Switzerland is a famous offshore tax haven, renowned for its banking secrecy - but its status has been eroded and now it is having to transform itself to protect its economy.
Ever since the American tax authorities began a concerted crackdown on US citizens’ banking activities abroad in an effort to bring all wealth back onshore, heavy emphasis has been placed on Switzerland sorting itself out as a tax haven! Traditionally the one place in the world where everyone knows that banking secrecy is assured, Switzerland has inadvertently developed itself a negative reputation for facilitating tax avoidance.
UBS was the first bank to be accused of assisting clients to avoid tax - by the Americans. And since then, other institutions have been investigated, targeted and accused of enabling the non-tax compliant activity of clients. Employees of Swiss banks have allegedly sold off secrets about account holders, and now the German and French authorities are sifting through the records they’ve acquired looking for proof that some of their citizens have been using Swiss banks to evade and avoid tax.

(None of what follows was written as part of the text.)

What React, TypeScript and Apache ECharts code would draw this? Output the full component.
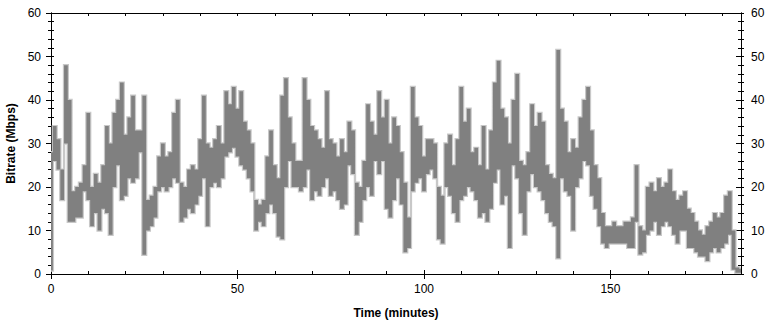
import React, { useEffect, useRef } from "react";
import * as echarts from "echarts";

// Time in minutes for each sample (one per minute)
const minutes: number[] = Array.from({ length: 186 }, (_, i) => i);

// Per-minute low and high bitrate (Mbps)
const lowMbps: number[] = [
  0.8, 26, 24, 17, 30, 12, 12, 13, 13, 19,
  17, 11, 14, 10, 15, 14, 9, 20, 25, 17,
  18, 22, 21, 22, 28, 4.4, 10, 11, 13, 19,
  20, 19, 20, 22, 21, 12, 13, 15, 14, 16,
  18, 22, 11, 20, 21, 20, 22, 27, 28, 29,
  27, 25, 24, 22, 19, 10, 12, 11, 14, 16,
  14, 8.6, 8, 20, 26, 20, 20, 19, 20, 24,
  17, 19, 18, 20, 22, 18, 19, 17, 15, 16,
  25, 23, 9, 12, 17, 20, 18, 26, 23, 26,
  15, 13, 17, 22, 16, 5, 6, 19, 21, 22,
  19, 23, 24, 22, 8, 7, 20, 18, 14, 12,
  17, 18, 20, 19, 17, 13, 14, 12, 15, 21,
  24, 16, 18, 6, 25, 22, 14, 9, 19, 23,
  20, 19, 17, 14, 12, 11, 3.6, 22, 19, 18,
  10, 20, 22, 26, 25, 18, 15, 11, 7, 6,
  7, 7, 7, 7, 7, 6, 6, 12, 4.5, 5,
  9, 10, 12, 9, 11, 12, 11, 9, 7, 10,
  10, 6, 6, 5, 4, 4, 3, 5, 6, 5,
  6, 7, 9, 1, 0.3, 0.3,
];

const highMbps: number[] = [
  28, 34, 31, 24, 48, 40, 19, 20, 21, 25,
  37, 20, 23, 21, 25, 34, 30, 37, 40, 44,
  32, 36, 41, 33, 33, 41, 17, 18, 20, 27,
  30, 27, 28, 37, 40, 21, 20, 24, 25, 24,
  31, 41, 30, 29, 31, 34, 30, 42, 39, 43,
  38, 42, 35, 33, 30, 17, 16, 17, 27, 33,
  25, 22, 41, 45, 36, 30, 26, 26, 45, 40,
  34, 33, 31, 29, 42, 31, 30, 27, 31, 28,
  35, 33, 21, 20, 26, 39, 35, 32, 42, 36,
  40, 30, 36, 34, 28, 21, 13, 43, 36, 34,
  27, 31, 31, 30, 20, 18, 30, 32, 25, 31,
  43, 35, 38, 28, 29, 25, 34, 24, 33, 44,
  49, 38, 36, 30, 40, 46, 26, 25, 28, 39,
  34, 37, 35, 25, 23, 22, 51.5, 38, 35, 28,
  31, 29, 36, 40, 43, 33, 25, 22, 14, 11,
  11, 12, 11, 11, 12, 12, 13, 25, 11, 10,
  20, 21, 19, 22, 20, 21, 24, 19, 17, 18,
  19, 15, 14, 12, 10, 9, 11, 12, 14, 13,
  14, 18, 19, 10, 1.5, 1.2,
];

const xTicks = { min: 0, max: 185, interval: 50 };
const yTicks = { min: 0, max: 60, interval: 10 };

export default function App() {
  const ref = useRef<HTMLDivElement>(null);
  useEffect(() => {
    if (!ref.current) return;
    const chart = echarts.init(ref.current, undefined, { renderer: "svg" });

    const rows = minutes.map((t, i) => [t, lowMbps[i], highMbps[i]]);

    const font = "'Liberation Sans', Arial, sans-serif";
    const labelStyle = { color: "#000", fontSize: 12, fontFamily: font };
    const lineStyle = { color: "#000", width: 1 };

    const baseX = {
      type: "value" as const,
      min: xTicks.min,
      max: xTicks.max,
      interval: xTicks.interval,
      splitLine: { show: false },
      axisLine: { show: true, onZero: false, lineStyle },
    };
    const baseY = {
      type: "value" as const,
      min: yTicks.min,
      max: yTicks.max,
      interval: yTicks.interval,
      splitLine: { show: false },
      axisLine: { show: true, onZero: false, lineStyle },
    };

    // each minute is drawn as a column spanning its low..high range
    const renderBand = (params: any, api: any) => {
      if (params.dataIndex !== 0) return null;
      const w = 0.5;
      const top: number[][] = [];
      const bottom: number[][] = [];
      rows.forEach((r) => {
        const a = Math.max(xTicks.min, r[0] - w);
        const b = Math.min(xTicks.max, r[0] + w);
        top.push(api.coord([a, r[2]]), api.coord([b, r[2]]));
        bottom.push(api.coord([a, r[1]]), api.coord([b, r[1]]));
      });
      const pts = top.concat(bottom.reverse());
      return {
        type: "group",
        children: [
          {
            type: "polygon",
            shape: { points: pts },
            style: { fill: "#808080", stroke: "#c8c8c8", lineWidth: 2.4 },
          },
          {
            type: "polygon",
            shape: { points: pts },
            style: { fill: "#808080", stroke: null },
          },
        ],
      };
    };

    chart.setOption({
      animation: false,
      grid: {
        left: 51,
        right: 32,
        top: 13,
        bottom: 47,
        containLabel: false,
        outerBoundsMode: "none",
      },
      xAxis: [
        {
          ...baseX,
          position: "bottom",
          name: "Time (minutes)",
          nameLocation: "middle",
          nameGap: 33,
          nameTextStyle: { ...labelStyle, fontWeight: "bold" },
          axisTick: { show: true, inside: false, length: 5, lineStyle },
          axisLabel: { ...labelStyle, margin: 9, showMaxLabel: false },
          minorTick: { show: false },
        },
        {
          ...baseX,
          position: "bottom",
          axisTick: { show: true, inside: true, length: 4, lineStyle },
          axisLabel: { show: false },
          minorTick: { show: true, splitNumber: 5, length: 3, lineStyle },
        },
        {
          ...baseX,
          position: "top",
          axisTick: { show: true, inside: true, length: 3, lineStyle },
          axisLabel: { show: false },
          minorTick: { show: true, splitNumber: 5, length: 3, lineStyle },
        },
      ],
      yAxis: [
        {
          ...baseY,
          position: "left",
          name: "Bitrate (Mbps)",
          nameLocation: "middle",
          nameGap: 33,
          nameTextStyle: { ...labelStyle, fontWeight: "bold" },
          axisTick: { show: true, inside: false, length: 5, lineStyle },
          axisLabel: { ...labelStyle, margin: 10 },
          minorTick: { show: true, splitNumber: 5, length: 3, lineStyle },
        },
        {
          ...baseY,
          position: "left",
          axisTick: { show: true, inside: true, length: 3, lineStyle },
          axisLabel: { show: false },
          minorTick: { show: true, splitNumber: 5, length: 3, lineStyle },
        },
        {
          ...baseY,
          position: "right",
          axisTick: { show: true, inside: false, length: 3, lineStyle },
          axisLabel: { ...labelStyle, margin: 10 },
          minorTick: { show: true, splitNumber: 5, length: 3, lineStyle },
        },
        {
          ...baseY,
          position: "right",
          axisTick: { show: true, inside: true, length: 5, lineStyle },
          axisLabel: { show: false },
          minorTick: { show: true, splitNumber: 5, length: 3, lineStyle },
        },
      ],
      series: [
        {
          type: "custom",
          name: "Bitrate",
          xAxisIndex: 0,
          yAxisIndex: 0,
          data: rows,
          encode: { x: 0, y: [1, 2] },
          renderItem: renderBand,
          clip: true,
        },
      ],
    });
    return () => chart.dispose();
  }, []);

  return (
    <div
      ref={ref}
      style={{ position: "absolute", left: 0, top: 0, width: 773, height: 321 }}
    />
  );
}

However, significant change is now afoot in Switzerland, with one commentator stating: “We are in the midst of a transformational period both culturally and operationally. Tax-compliant wealth management will become the product in Switzerland, not bank secrecy and a tax haven.” So why is Switzerland cleaning up its tax haven status? Because it has to or because it can see the benefits of doing so?
There are those who are convinced that Switzerland has no choice but to bring about massive reform - after all, it has been hit from multiple angles by multiple authorities and bodies from multiple nations all accusing it of allowing non-tax compliant behaviour. Such a global and sustained attack cannot be ignored because it erodes the legitimacy of Switzerland as a place to do business and undermines the nation’s entire economy. So, perhaps it is a case that Switzerland has to clean up its act?
However, if you speak to those within the banks, they state that they are the ones taking the initiatives, and that they are tired of waiting for formal legislation to be created and brought in to regulate their behaviour. UBS is apparently forging the way when it comes to foreign tax compliance - despite the fact it has resulted in the bank losing some clients and some significant financial deposits. In explaining why the bank is taking the lead, Markus Diethelm the bank’s general counsel stated: “We have to act and cannot just wait for a political solution.”
Therefore, conceivably, the reason why Switzerland is cleaning up its act is in part because so much damage has been done to its reputation that changes are required, and in part because the changes can and will have a positive effect on the nation’s business and economic environment. The world needs a centre for tax compliant wealth management expertise - the world does not need the stress of another ‘dodgy’ tax haven.
Switzerland may have been backed into a corner and forced to make these choices and these changes - but the fact that banks are now pushing hard on the ‘know your customer’ due diligence front and working together to create legislation harmonisation is positive. Whilst banking secrecy is still high on the agenda of the institutions within Switzerland, they want to extend this right only to those clients who can prove that they are tax compliant.
It has certainly not been the path of least resistance for the jurisdiction to take - proven by the fact that UBS alone has witnessed clients withdrawing hundreds of billions of Swiss francs and taking their business elsewhere. However, if Switzerland wants to retain its status as a neutral global financial and business powerhouse, it needs to have develop this far ‘cleaner’ reputation.